▸ SHORT EXERCISE
Copy out the data below as written; omit any images.

▸ INPUT MATERIAL
++++++++

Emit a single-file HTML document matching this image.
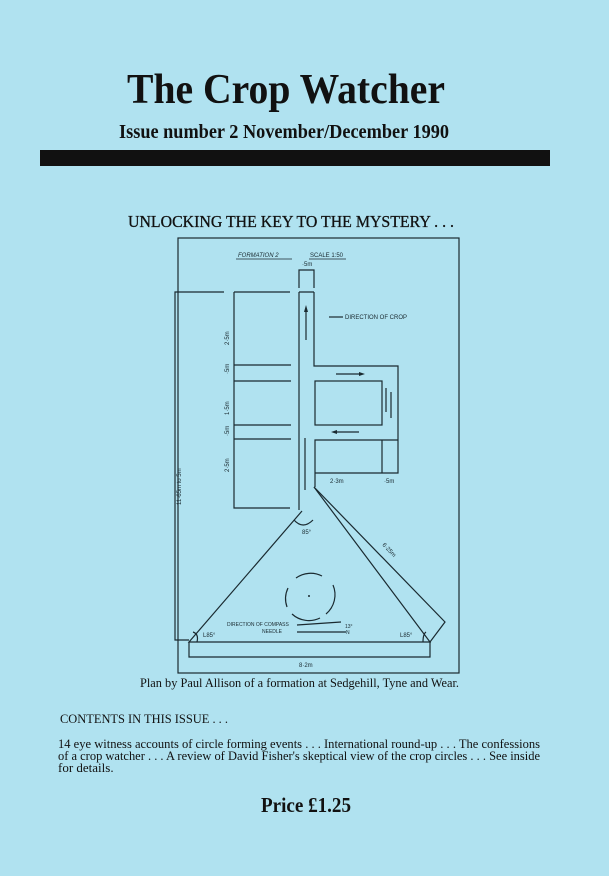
<!DOCTYPE html>
<html><head><meta charset="utf-8"><style>
html,body{margin:0;padding:0;background:#b0e2f0;}
svg{display:block}
</style></head><body>
<svg width="609" height="876" viewBox="0 0 609 876" xmlns="http://www.w3.org/2000/svg" font-family="Liberation Serif, serif">
<rect width="609" height="876" fill="#b0e2f0"/>
<text x="127" y="103" font-size="42" font-weight="bold" textLength="318" lengthAdjust="spacingAndGlyphs" fill="#111">The Crop Watcher</text>
<text x="119" y="138" font-size="20" font-weight="bold" textLength="330" lengthAdjust="spacingAndGlyphs" fill="#111">Issue number 2   November/December 1990</text>
<rect x="40" y="150" width="510" height="16" fill="#111"/>
<text x="128" y="227" font-size="17" textLength="326" lengthAdjust="spacingAndGlyphs" fill="#111" stroke="#111" stroke-width="0.3">UNLOCKING THE KEY TO THE MYSTERY . . .</text>

<g stroke="#1a2a30" stroke-width="1.2" fill="none">
<rect x="178" y="238" width="281" height="435"/>
<path d="M299 288 V270 H314 V288"/>
<path d="M299 292 V510 M314 292 V366 H398 V440 H315 V473 H398 V440 M314 292 H299 M315 440 V487"/>
<rect x="315" y="381" width="67" height="44"/>
<path d="M382 440 V473"/>
<path d="M224 292 H175 V640 H189"/>
<path d="M234 292 H290 M234 292 V508 H290 M234 365 H291 M234 381 H291 M234 425 H291 M234 439 H291"/>
<path d="M302 511 L189 642 H430 L314 487"/>
<path d="M314 487 L445 622 L430 642"/>
<path d="M189 642 V657 H430 V642"/>
<path d="M294 520 Q303 530 313 520"/>
<path d="M197 642 Q199 634 193 632 M423 642 Q423 634 426 632"/>
<path d="M296 578 A25 25 0 0 1 322 576"/>
<path d="M333 585 A25 25 0 0 1 326 614"/>
<path d="M320 618 A25 25 0 0 1 292 614"/>
<path d="M287 607 A25 25 0 0 1 288 588"/>
<path d="M306 340 V310 M336 374 H362 M359 432 H334 M386 388 V412 M391 392 V418 M305 438 V470 M305 490 V470"/>
<path d="M297 625 L341 622 M297 632 H346"/>
<path d="M329 317 H343"/>
</g>
<g fill="#1a2a30">
<circle cx="309" cy="596" r="1"/>
<polygon points="306,305 304,312 308,312"/>
<polygon points="365,374 359,372 359,376"/>
<polygon points="331,432 337,430 337,434"/>
</g>
<g font-family="Liberation Sans, sans-serif" fill="#1a2a30" font-size="6">
<text x="238" y="257" font-style="italic">FORMATION  2</text>
<path d="M236 259 H292 M309 259 H346" stroke="#1a2a30" stroke-width="0.8"/>
<text x="310" y="257">SCALE 1:50</text>
<text x="302" y="266">·5m</text>
<text x="345" y="319">DIRECTION OF CROP</text>
<text x="330" y="483">2·3m</text>
<text x="384" y="483">·5m</text>
<text x="302" y="534">85°</text>
<text x="203" y="637">L85°</text>
<text x="400" y="637">L85°</text>
<text x="299" y="667">8·2m</text>
<text x="227" y="626" font-size="5">DIRECTION OF COMPASS</text>
<text x="262" y="633" font-size="5">NEEDLE</text>
<text x="345" y="628" font-size="5">13°</text>
<text x="346" y="634" font-size="5">N</text>
<text transform="translate(382,545) rotate(47)">6·25m</text>
<text transform="translate(229,345) rotate(-90)">2·5m</text>
<text transform="translate(229,374) rotate(-90)">·5m</text>
<text transform="translate(229,415) rotate(-90)">1·5m</text>
<text transform="translate(229,436) rotate(-90)">·5m</text>
<text transform="translate(229,472) rotate(-90)">2·5m</text>
<text transform="translate(181,505) rotate(-90)">11·65m  to  5m</text>
</g>

<g font-size="13" fill="#111">
<text x="140" y="687" textLength="319" lengthAdjust="spacingAndGlyphs">Plan by Paul Allison of a formation at Sedgehill, Tyne and Wear.</text>
<text x="60" y="723" textLength="168" lengthAdjust="spacingAndGlyphs">CONTENTS IN THIS  ISSUE . . .</text>
<text x="58" y="748" textLength="482" lengthAdjust="spacingAndGlyphs">14 eye witness accounts of circle forming events . . .  International round-up . . .  The confessions</text>
<text x="58" y="760" textLength="482" lengthAdjust="spacingAndGlyphs">of a crop watcher . . .  A review of David Fisher's skeptical view of the crop circles . . .  See inside</text>
<text x="58" y="772">for details.</text>
</g>
<text x="261" y="812" font-size="21" font-weight="bold" textLength="90" lengthAdjust="spacingAndGlyphs" fill="#111">Price  £1.25</text>
</svg>
</body></html>
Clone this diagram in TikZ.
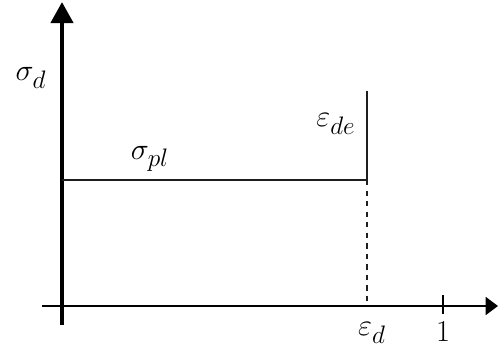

++++++++

▸ IN RESPONSE
Emit a single-file HTML document matching this image.
<!DOCTYPE html>
<html><head><meta charset="utf-8"><style>
html,body{margin:0;padding:0;background:#b0e2f0;}
svg{display:block}
</style></head><body>
<svg width="609" height="876" viewBox="0 0 609 876" xmlns="http://www.w3.org/2000/svg" font-family="Liberation Serif, serif">
<rect width="609" height="876" fill="#b0e2f0"/>
<text x="127" y="103" font-size="42" font-weight="bold" textLength="318" lengthAdjust="spacingAndGlyphs" fill="#111">The Crop Watcher</text>
<text x="119" y="138" font-size="20" font-weight="bold" textLength="330" lengthAdjust="spacingAndGlyphs" fill="#111">Issue number 2   November/December 1990</text>
<rect x="40" y="150" width="510" height="16" fill="#111"/>
<text x="128" y="227" font-size="17" textLength="326" lengthAdjust="spacingAndGlyphs" fill="#111" stroke="#111" stroke-width="0.3">UNLOCKING THE KEY TO THE MYSTERY . . .</text>

<g stroke="#1a2a30" stroke-width="1.2" fill="none">
<rect x="178" y="238" width="281" height="435"/>
<path d="M299 288 V270 H314 V288"/>
<path d="M299 292 V510 M314 292 V366 H398 V440 H315 V473 H398 V440 M314 292 H299 M315 440 V487"/>
<rect x="315" y="381" width="67" height="44"/>
<path d="M382 440 V473"/>
<path d="M224 292 H175 V640 H189"/>
<path d="M234 292 H290 M234 292 V508 H290 M234 365 H291 M234 381 H291 M234 425 H291 M234 439 H291"/>
<path d="M302 511 L189 642 H430 L314 487"/>
<path d="M314 487 L445 622 L430 642"/>
<path d="M189 642 V657 H430 V642"/>
<path d="M294 520 Q303 530 313 520"/>
<path d="M197 642 Q199 634 193 632 M423 642 Q423 634 426 632"/>
<path d="M296 578 A25 25 0 0 1 322 576"/>
<path d="M333 585 A25 25 0 0 1 326 614"/>
<path d="M320 618 A25 25 0 0 1 292 614"/>
<path d="M287 607 A25 25 0 0 1 288 588"/>
<path d="M306 340 V310 M336 374 H362 M359 432 H334 M386 388 V412 M391 392 V418 M305 438 V470 M305 490 V470"/>
<path d="M297 625 L341 622 M297 632 H346"/>
<path d="M329 317 H343"/>
</g>
<g fill="#1a2a30">
<circle cx="309" cy="596" r="1"/>
<polygon points="306,305 304,312 308,312"/>
<polygon points="365,374 359,372 359,376"/>
<polygon points="331,432 337,430 337,434"/>
</g>
<g font-family="Liberation Sans, sans-serif" fill="#1a2a30" font-size="6">
<text x="238" y="257" font-style="italic">FORMATION  2</text>
<path d="M236 259 H292 M309 259 H346" stroke="#1a2a30" stroke-width="0.8"/>
<text x="310" y="257">SCALE 1:50</text>
<text x="302" y="266">·5m</text>
<text x="345" y="319">DIRECTION OF CROP</text>
<text x="330" y="483">2·3m</text>
<text x="384" y="483">·5m</text>
<text x="302" y="534">85°</text>
<text x="203" y="637">L85°</text>
<text x="400" y="637">L85°</text>
<text x="299" y="667">8·2m</text>
<text x="227" y="626" font-size="5">DIRECTION OF COMPASS</text>
<text x="262" y="633" font-size="5">NEEDLE</text>
<text x="345" y="628" font-size="5">13°</text>
<text x="346" y="634" font-size="5">N</text>
<text transform="translate(382,545) rotate(47)">6·25m</text>
<text transform="translate(229,345) rotate(-90)">2·5m</text>
<text transform="translate(229,374) rotate(-90)">·5m</text>
<text transform="translate(229,415) rotate(-90)">1·5m</text>
<text transform="translate(229,436) rotate(-90)">·5m</text>
<text transform="translate(229,472) rotate(-90)">2·5m</text>
<text transform="translate(181,505) rotate(-90)">11·65m  to  5m</text>
</g>

<g font-size="13" fill="#111">
<text x="140" y="687" textLength="319" lengthAdjust="spacingAndGlyphs">Plan by Paul Allison of a formation at Sedgehill, Tyne and Wear.</text>
<text x="60" y="723" textLength="168" lengthAdjust="spacingAndGlyphs">CONTENTS IN THIS  ISSUE . . .</text>
<text x="58" y="748" textLength="482" lengthAdjust="spacingAndGlyphs">14 eye witness accounts of circle forming events . . .  International round-up . . .  The confessions</text>
<text x="58" y="760" textLength="482" lengthAdjust="spacingAndGlyphs">of a crop watcher . . .  A review of David Fisher's skeptical view of the crop circles . . .  See inside</text>
<text x="58" y="772">for details.</text>
</g>
<text x="261" y="812" font-size="21" font-weight="bold" textLength="90" lengthAdjust="spacingAndGlyphs" fill="#111">Price  £1.25</text>
</svg>
</body></html>
Clone this diagram in TikZ.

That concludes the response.